Persoonlijk contact als sleutel tot vertrouwen
Die normen… ook managers en medewerkers van stortgoed be- en verwerkende bedrijven zullen zich er vaak genoeg het hoofd over breken. Zaligmakend zijn de normen nooit, want is aanvaardbaar ook verantwoord? De wetenschap schrijdt voort en inzichten kunnen veranderen. Naast openheid is realiteitszin gewenst, ook in relatie tot klachten uit de omgeving en het oplossen daarvan. Volkert Deen van de Omgevingsdienst Noordzeekanaalgebied: “De Omgevingswet geeft genoeg houvast om aan de normen voor milieubelastende activiteiten te voldoen. Maar grafieken en spreadsheets leveren nooit het hele verhaal. In plaats van je als bedrijf bij klachten te beroepen op harde cijfers of historisch recht is het verstandig vooral ook een goede relatie met de omgeving op te bouwen en met omwonenden in gesprek te gaan. Uit ervaring weten we dat menselijk contact en het erkennen van eventuele problemen meer oplevert dan het aangaan van de confrontatie.”
Met de banketstaaf op pad
In gesprek gaan met de omgeving. Milieufunctionaris Johan *) van een groot overslagbedrijf voor droge bulk en circulaire goederen in een van de industriële havengebieden in ons land weet daarover mee te praten. Het bedrijf, dat bewoning op enige afstand heeft, ontving tot voor een jaar of tien veel klachten over stofhinder. “We hebben de meeste klachten verholpen met ordentelijker werken, sproeien en het afdekken van stoffend materiaal”, vertelt Johan. “We maken het terrein preventief nat als het langere tijd droog is en ook plannen we het storten strakker in. De tijd dat stof opwaait is daarvoor korter. Maar net zo belangrijk is een goed contact met buurtbewoners. Ik ga rond kerst altijd even bij de buurbewoners langs voor een praatje, met een banketstaaf of zoiets. Dan voel je wat er leeft en haal je eventuele kou direct uit de lucht.”

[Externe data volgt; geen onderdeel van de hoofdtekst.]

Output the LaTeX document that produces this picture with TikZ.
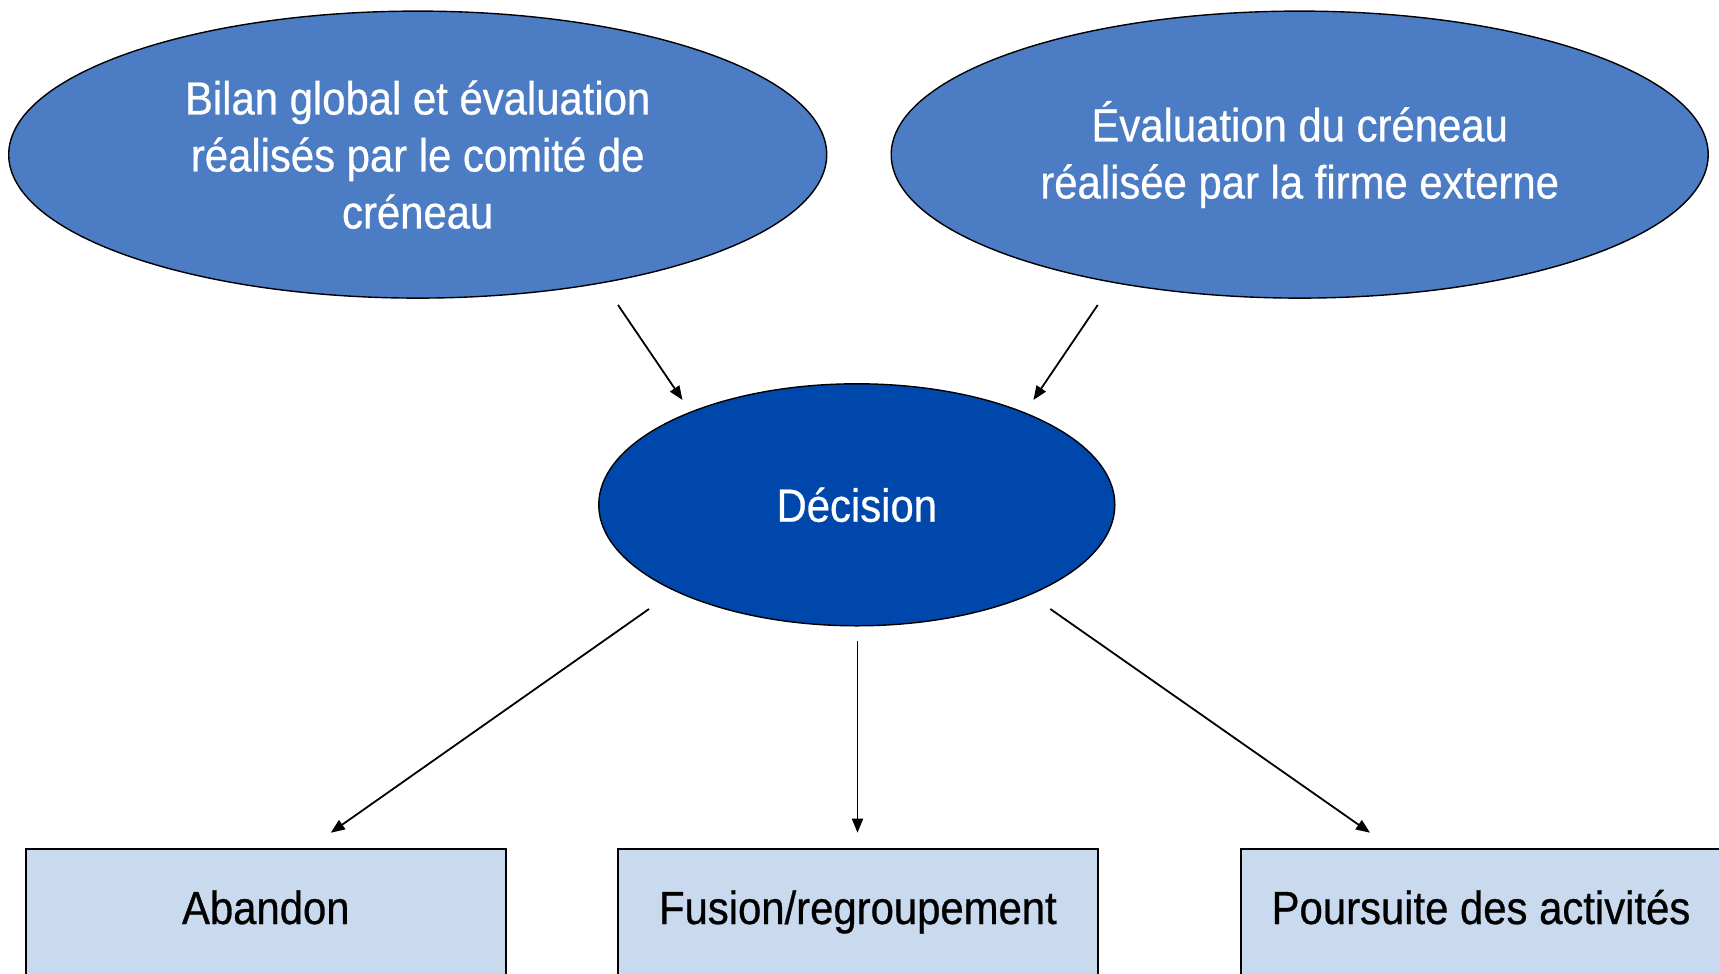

Van bewonersavonden, zoals bedrijven ook wel organiseren, is Johan geen voorstander. “Er zitten altijd wel een paar notoire klagers tussen en die bepalen al gauw de sfeer. Een persoonlijke benadering is denk ik effectiever, als dat tenminste kan qua schaal. Direct contact. Mensen kunnen mij altijd bellen of appen als ze zich zorgen maken. En ik waarschuw zelf de omgevingsdienst als er iets bijzonders is dat mogelijk overlast veroorzaakt, zoals weekendwerkzaamheden. Goede informatie scheelt heel veel gedoe.”
*) Johan is een gefingeerde naam. De echte naam is bekend bij de redactie.